Turner specializes in sophisticated techniques to convert high-level foreigners into CIA assets. He teaches the art of persuasion so CIA officers can spot, assess, develop, and recruit foreign spies - the ‘Joes’, as John le Carré calls them, the bread and butter of espionage.
He’s also an expert in advanced ‘streetcraft’ including surveillance - not just how to spot or shake off a sophisticated adversary but how to avoid dragging them along to a covert operation or meeting. If a CIA officer is caught, they’re persona non grata and sent packing. But if a foreign spy is arrested, they face prison or death. The blowback is significant, so Turner - who’s now retired - holds the tricks of the trade close to his chest.
Help Wanted: people who like risk and travel
Life wasn’t always a series of clandestine ops in far-flung places. Turner was born in Colorado and grew up in a small town in Oklahoma, population 600. He learned about mineral rights from his father, an ex-Marine and attorney who specialized in oil-and-gas law. His mother, a school teacher, made sure he took advantage of the giant library at home where young Christopher devoured National Geographic magazines: "Even though I was in a small town I lived mostly over the horizon in my books.”
At college, Turner focused on cultural anthropology and archeology to satisfy his wanderlust and worked as a field archeologist. After studying at the University of Arizona and the University of Hawaii, he downed tools and moved to the Philippines to live with a pre-industrial Kalinga tribe.
He focused on ethnoarchaeology, a blend of cultural anthropology and archeology, observing how the tribe lived. Back in Hawaii a year later, Turner spotted an ad in the Honolulu Star-Bulletin. The CIA was looking for candidates who liked risk, foreign travel, and adventure. Game on.
Tools of the spying trade
This was the late 1980s, and the CIA wanted candidates who could bring something new to the table. During the height of the Cold War - the old Skull-and-Bones recruitment days - an invitation to work at the Agency might take place at the Yale Club over a whiskey in the Tap Room. By the time Turner signed up as a case officer, the CIA wanted untapped resources: “People who were doing all of the cool things - living abroad and learning languages and taking on risks and management risks - and making good decisions to stay alive, in some cases.”

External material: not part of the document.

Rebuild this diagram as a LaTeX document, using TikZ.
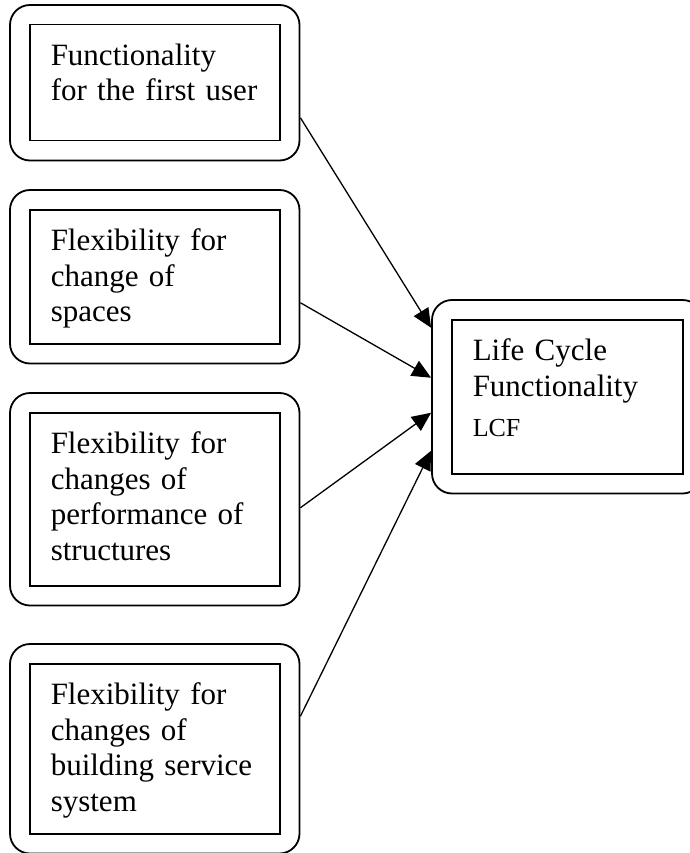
\documentclass[tikz,border=0pt]{standalone}
\usepackage{fontspec}
\setmainfont{Liberation Serif}
\usepackage{tikz}
\usetikzlibrary{fit,arrows.meta}

\newcommand{\topbox}[2]{\vbox to #1{\noindent #2\vfill}}

\begin{document}
\begin{tikzpicture}[x=1pt, y=-1pt,
    inbox/.style={draw, line width=1.5pt, anchor=north west, align=left, text width=#1,
        inner xsep=21pt, inner ysep=19pt, font=\fontsize{31}{35.5}\selectfont},
    outbox/.style={draw, line width=1.8pt, rounded corners=20pt, inner sep=19pt},
    arr/.style={line width=1.3pt, -{Triangle[length=19pt,width=17pt]}}]
        \useasboundingbox (0,0) rectangle (689,853);

        \node[inbox=208pt] (FU) at (29,24) {\topbox{78pt}{Functionality\\ for the first user}};
        \node[inbox=208pt] (FS) at (29,209) {\topbox{96pt}{Flexibility for\\ change of\\ spaces}};
        \node[inbox=208pt] (FP) at (29,412) {\topbox{135pt}{Flexibility for\\ changes of\\ performance of\\ structures}};
        \node[inbox=208pt] (FB) at (29,663) {\topbox{132pt}{Flexibility for\\ changes of\\ building service\\ system}};
        \node[inbox=189pt] (LCF) at (451,319) {\topbox{116pt}{Life Cycle\\ Functionality\\[5pt] {\fontsize{26}{30}\selectfont LCF}}};

        \node[outbox, fit=(FU)] (oFU) {};
        \node[outbox, fit=(FS)] (oFS) {};
        \node[outbox, fit=(FP)] (oFP) {};
        \node[outbox, fit=(FB)] (oFB) {};
        \node[outbox, fit=(LCF)] (oLCF) {};

        \draw[arr] ([yshift=-35pt]oFU.east) -- ([yshift=69pt]oLCF.west); % first user into LCF
        \draw[arr] ([yshift=-26pt]oFS.east) -- ([yshift=19pt]oLCF.west); % spaces into LCF
        \draw[arr] ([yshift=-8.5pt]oFP.east) -- ([yshift=-16pt]oLCF.west); % structures into LCF
        \draw[arr] ([yshift=32.5pt]oFB.east) -- ([yshift=-54pt]oLCF.west); % service system into LCF
    \end{tikzpicture}
\end{document}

This was long before iPhones, deep fake videos, biometrics, and ubiquitous high-definition cameras. On Turner’s first tour of Southeast Asia, he memorized the locations of tucked-away phone booths because pay phones and a radio-activated pager were the epitome of high-tech spy gear. Dead drops and dry cleaning - ‘shoe leather techniques' - were considered tight tradecraft.
Turner discovered that running agents was really about connecting with people. “Most people think: ‘Oh you’re a spy. It is all about lies and deception.’ But it is exactly the opposite because the information we get for senior policymakers has to be the truth. So it is all about truth and trust, ultimately. You can’t enter into a risky relationship unless everybody trusts everybody else.”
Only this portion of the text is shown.